According to CPS and CTU, sustainable community schools integrate the needs of the school, students and the community.

Chicago Mayor Brandon Johnson speaks on the expansion of the sustainable community school program.

They are meant to expand services beyond academic needs.

That includes extending the time a school building is open, offering families GED and English as a second language courses, health and wellness programming and connecting the school with community resources.

"That means more mental health support, more mentorship programs, more community-oriented events, more access to resources for jobs, housing," Mayor Brandon Johnson said.

Dyett High School on the South Side is Chicago's first sustainable school. It is a model that brings wraparound services and resources to schools, transforming the buildings into neighborhood hubs.

"I believe that students can only succeed and learn when they are supported, and that's what this village model does," interim CPS CEO Macquline King said.

"What you see today is an expansion of community, an expansion of hope, an expansion of what young people deserve," CTU President Stacy Davis Gates said. "In our collective bargaining agreement that we landed in April, we made sure to expand this idea."

CPS already invests $10 million annually to fund its current 20 sustainable community schools.

The move to expand the program comes as the district is faced with a $734 million budget hole, and there have been calls for the state legislature to step in.

"The challenges that we are facing are severe," Mayor Johnson said. "So here's what I can say is that, as a collective, we're working to ensure that, you know, this year's budget allows for these investments to be maintained. And we're going to need those same parents who are concerned, like all of us, to work with the General Assembly to ensure that they are fully funded as a district."

In less than two weeks, Chicago Public Schools must present its 2026 budget to the school board. A vote is schedule for Aug. 28.

"We inherited a really reckless, irresponsible budget. We're working through a process now to ensure that, you know, every single school building, that those needs are being met," Johnson said.

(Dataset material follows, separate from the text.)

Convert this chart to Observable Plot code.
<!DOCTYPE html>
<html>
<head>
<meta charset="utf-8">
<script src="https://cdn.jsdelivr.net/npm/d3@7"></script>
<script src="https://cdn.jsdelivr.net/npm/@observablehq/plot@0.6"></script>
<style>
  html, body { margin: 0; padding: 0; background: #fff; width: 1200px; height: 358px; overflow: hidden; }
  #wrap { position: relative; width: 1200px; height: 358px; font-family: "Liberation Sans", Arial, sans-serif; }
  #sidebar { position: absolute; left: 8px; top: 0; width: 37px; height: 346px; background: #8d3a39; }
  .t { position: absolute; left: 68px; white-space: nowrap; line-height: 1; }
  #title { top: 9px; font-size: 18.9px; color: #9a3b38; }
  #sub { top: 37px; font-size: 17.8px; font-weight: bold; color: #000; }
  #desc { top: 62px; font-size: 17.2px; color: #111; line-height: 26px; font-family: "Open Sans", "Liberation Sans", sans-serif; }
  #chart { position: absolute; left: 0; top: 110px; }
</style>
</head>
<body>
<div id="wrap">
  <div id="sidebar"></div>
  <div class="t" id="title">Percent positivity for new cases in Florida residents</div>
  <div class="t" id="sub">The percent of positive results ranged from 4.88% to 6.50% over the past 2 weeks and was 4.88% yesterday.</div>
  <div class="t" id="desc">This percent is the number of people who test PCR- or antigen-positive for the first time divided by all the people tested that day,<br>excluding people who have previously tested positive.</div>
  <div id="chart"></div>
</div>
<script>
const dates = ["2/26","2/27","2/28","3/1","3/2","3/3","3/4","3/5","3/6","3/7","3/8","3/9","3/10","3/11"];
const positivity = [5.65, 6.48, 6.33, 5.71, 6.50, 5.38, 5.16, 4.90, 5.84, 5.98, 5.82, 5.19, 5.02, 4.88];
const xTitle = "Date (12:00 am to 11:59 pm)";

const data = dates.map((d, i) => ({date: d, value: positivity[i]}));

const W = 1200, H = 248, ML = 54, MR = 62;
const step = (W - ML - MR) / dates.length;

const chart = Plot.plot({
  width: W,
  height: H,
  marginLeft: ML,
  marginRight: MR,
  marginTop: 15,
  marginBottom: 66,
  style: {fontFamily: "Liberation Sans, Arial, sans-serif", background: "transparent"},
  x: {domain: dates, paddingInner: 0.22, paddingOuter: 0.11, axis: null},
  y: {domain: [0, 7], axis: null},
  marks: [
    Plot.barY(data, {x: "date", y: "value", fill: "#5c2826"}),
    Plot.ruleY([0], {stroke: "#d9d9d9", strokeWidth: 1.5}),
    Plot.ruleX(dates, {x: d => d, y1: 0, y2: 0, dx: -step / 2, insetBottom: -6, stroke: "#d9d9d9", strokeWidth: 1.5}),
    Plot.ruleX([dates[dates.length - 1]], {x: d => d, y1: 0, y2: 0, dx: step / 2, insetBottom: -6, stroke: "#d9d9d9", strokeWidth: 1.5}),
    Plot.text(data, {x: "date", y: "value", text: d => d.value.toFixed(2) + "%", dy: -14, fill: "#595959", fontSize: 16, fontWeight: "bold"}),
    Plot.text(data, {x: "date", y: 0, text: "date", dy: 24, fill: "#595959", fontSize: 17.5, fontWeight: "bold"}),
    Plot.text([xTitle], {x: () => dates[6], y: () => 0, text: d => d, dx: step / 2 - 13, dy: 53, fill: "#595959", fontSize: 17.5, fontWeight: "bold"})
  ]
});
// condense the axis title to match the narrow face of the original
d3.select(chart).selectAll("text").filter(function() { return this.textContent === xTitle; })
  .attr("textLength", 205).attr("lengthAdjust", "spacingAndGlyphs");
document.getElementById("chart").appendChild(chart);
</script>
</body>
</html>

The mayor and CTU have consistently turned to Springfield for help, calling on the state to fully fund CPS under an evidence-based state funding formula that allows the state several years to adequately fund the district. At a hearing on CPS finances last week, lawmakers did not express any desire to help CPS close this year's budget gap.

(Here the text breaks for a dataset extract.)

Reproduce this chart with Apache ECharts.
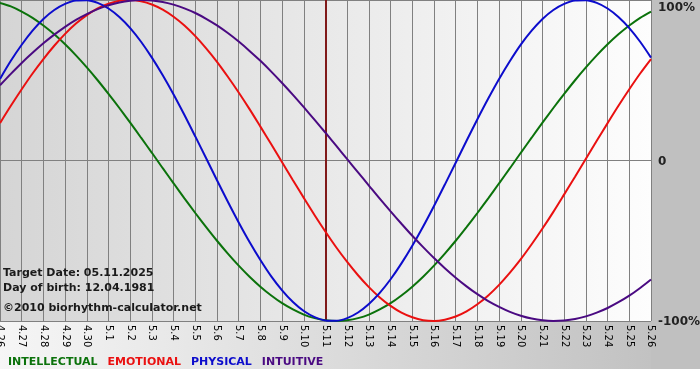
<!DOCTYPE html>
<html>
<head>
<meta charset="utf-8">
<script src="https://cdn.jsdelivr.net/npm/echarts@6/dist/echarts.min.js"></script>
<style>
html,body{margin:0;padding:0;background:#fff;}
#chart{width:700px;height:380px;
background:
 linear-gradient(#c0c0c0,#c0c0c0) 651px 0 / 49px 369px no-repeat,
 linear-gradient(to right,#f6f6f6,#c2c2c2) 0 321px / 651px 48px no-repeat,
 #ffffff;}
</style>
</head>
<body>
<div id="chart"></div>
<script>
// Day labels (x axis)
var dayLabels = ['4.26','4.27','4.28','4.29','4.30','5.1','5.2','5.3','5.4','5.5','5.6','5.7','5.8','5.9','5.10','5.11','5.12','5.13','5.14','5.15','5.16','5.17','5.18','5.19','5.20','5.21','5.22','5.23','5.24','5.25','5.26'];
var targetDay = '5.11';
var sampleStep = 0.5;
var intellectual = [0.982,0.960,0.928,0.889,0.841,0.786,0.724,0.655,0.580,0.500,0.415,0.327,0.236,0.142,0.048,-0.048,-0.142,-0.236,-0.327,-0.415,-0.500,-0.580,-0.655,-0.724,-0.786,-0.841,-0.889,-0.928,-0.960,-0.982,-0.995,-1.000,-0.995,-0.982,-0.960,-0.928,-0.889,-0.841,-0.786,-0.724,-0.655,-0.580,-0.500,-0.415,-0.327,-0.236,-0.142,-0.048,0.048,0.142,0.236,0.327,0.415,0.500,0.580,0.655,0.724,0.786,0.841,0.889,0.928];
var emotional = [0.233,0.341,0.444,0.542,0.632,0.715,0.789,0.853,0.906,0.948,0.977,0.995,1.000,0.992,0.972,0.940,0.896,0.841,0.775,0.699,0.615,0.522,0.424,0.320,0.211,0.101,-0.011,-0.123,-0.233,-0.341,-0.444,-0.542,-0.632,-0.715,-0.789,-0.853,-0.906,-0.948,-0.977,-0.995,-1.000,-0.992,-0.972,-0.940,-0.896,-0.841,-0.775,-0.699,-0.615,-0.522,-0.424,-0.320,-0.211,-0.101,0.011,0.123,0.233,0.341,0.444,0.542,0.632];
var physical = [0.508,0.621,0.721,0.809,0.882,0.938,0.976,0.997,0.999,0.982,0.947,0.894,0.825,0.740,0.641,0.531,0.411,0.283,0.150,0.014,-0.123,-0.257,-0.386,-0.508,-0.620,-0.722,-0.809,-0.882,-0.938,-0.976,-0.997,-0.999,-0.982,-0.947,-0.894,-0.825,-0.740,-0.641,-0.531,-0.411,-0.283,-0.150,-0.014,0.123,0.257,0.386,0.508,0.620,0.722,0.809,0.882,0.938,0.976,0.997,0.999,0.982,0.947,0.894,0.825,0.740,0.641];
var intuitive = [0.469,0.540,0.608,0.671,0.730,0.784,0.833,0.876,0.912,0.943,0.967,0.985,0.996,1.000,0.997,0.988,0.971,0.948,0.919,0.883,0.842,0.794,0.741,0.683,0.621,0.554,0.483,0.409,0.332,0.253,0.173,0.091,0.008,-0.074,-0.156,-0.238,-0.317,-0.394,-0.469,-0.540,-0.608,-0.671,-0.730,-0.784,-0.833,-0.876,-0.912,-0.943,-0.967,-0.985,-0.996,-1.000,-0.997,-0.988,-0.971,-0.948,-0.919,-0.883,-0.842,-0.794,-0.741];
var yTicks = {'1':'100%','0':'0','-1':'-100%'};
var seriesNames = ['INTELLECTUAL','EMOTIONAL','PHYSICAL','INTUITIVE'];
var seriesColors = ['#0b720b','#ea1010','#0c0ccc','#4a0a82'];
var infoLines = ['Target Date: 05.11.2025','Day of birth: 12.04.1981','\u00a92010 biorhythm-calculator.net'];

var allData = [intellectual, emotional, physical, intuitive];
function toPairs(arr){ return arr.map(function(v,i){ return [i*sampleStep,v]; }); }

var chart = echarts.init(document.getElementById('chart'), null, {renderer:'canvas'});
var series = seriesNames.map(function(n,i){
  var s = {
    name:n, type:'line', data:toPairs(allData[i]), smooth:0.3, showSymbol:false,
    lineStyle:{color:seriesColors[i], width:2}, itemStyle:{color:seriesColors[i]},
    emphasis:{disabled:true}, z:3
  };
  if(i===0){
    s.markLine = {silent:true, symbol:['none','none'], label:{show:false},
      lineStyle:{color:'#801a1a', width:2, type:'solid'},
      data:[{xAxis: dayLabels.indexOf(targetDay)}], z:2};
  }
  return s;
});

chart.setOption({
  animation:false,
  backgroundColor:'transparent',
  grid:{left:0, right:49, top:0, bottom:59, show:true, borderWidth:0, outerBoundsMode:'none', containLabel:false,
    backgroundColor:{type:'linear',x:0,y:0,x2:1,y2:0,colorStops:[{offset:0,color:'#d5d5d5'},{offset:1,color:'#fdfdfd'}]}},
  legend:{
    left:3, top:357, padding:0, itemGap:5, itemWidth:0, itemHeight:0, icon:'none', selectedMode:false,
    textStyle:{fontFamily:'DejaVu Sans', fontWeight:'bold', fontSize:11},
    data: seriesNames.map(function(n,i){ return {name:n, textStyle:{color:seriesColors[i]}}; })
  },
  xAxis:{
    type:'value', min:0, max:dayLabels.length-1, interval:1,
    axisLine:{show:true, lineStyle:{color:'#808080'}},
    axisTick:{show:true, length:4, lineStyle:{color:'#808080'}},
    splitLine:{show:true, lineStyle:{color:'#808080', width:1}},
    axisLabel:{rotate:-90, margin:4, fontFamily:'DejaVu Sans', fontSize:10, color:'#000',
      formatter:function(v){ return dayLabels[Math.round(v)]; }}
  },
  yAxis:{
    type:'value', position:'right', min:-1, max:1, interval:1,
    axisLine:{show:false}, axisTick:{show:false},
    splitLine:{show:true, lineStyle:{color:'#808080', width:1}},
    axisLabel:{margin:7, fontFamily:'DejaVu Sans', fontSize:12, fontWeight:'bold', color:'#222',
      formatter:function(v){ var t = yTicks[String(Math.round(v))]; return v>0.5 ? '{top|'+t+'}' : '{n|'+t+'}'; },
      rich:{top:{padding:[16,0,0,0], fontFamily:'DejaVu Sans', fontSize:12, fontWeight:'bold', color:'#222'},
            n:{padding:[2,0,0,0], fontFamily:'DejaVu Sans', fontSize:12, fontWeight:'bold', color:'#222'}}}
  },
  graphic: infoLines.map(function(t,i){
    return {type:'text', left:3, top:[268,283,303][i], z:10,
      style:{text:t, fontFamily:'DejaVu Sans', fontWeight:'bold', fontSize:11, fill:'#1a1a1a'}};
  }),
  series: series
});
</script>
</body>
</html>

"Springfield isn't meeting. So, there's no more money to be had there. Therefore, there's no basis for assuming there's more money coming from Springfield," Civic Federation President Joe Ferguson said.

To help close the gap, CPS has already announced cuts to crossing guards and custodians.

Ferguson says restructuring debt, more Tax Increment Financing money and shifting a municipal employee pension payment back to the city will help, but it may not be enough. He expects drastic mid-year cuts.

"Money is never part of any conversation that anybody is having these days, except for making public facing theatrical demands of Springfield," Ferguson said.

CPS students head back to school in two weeks.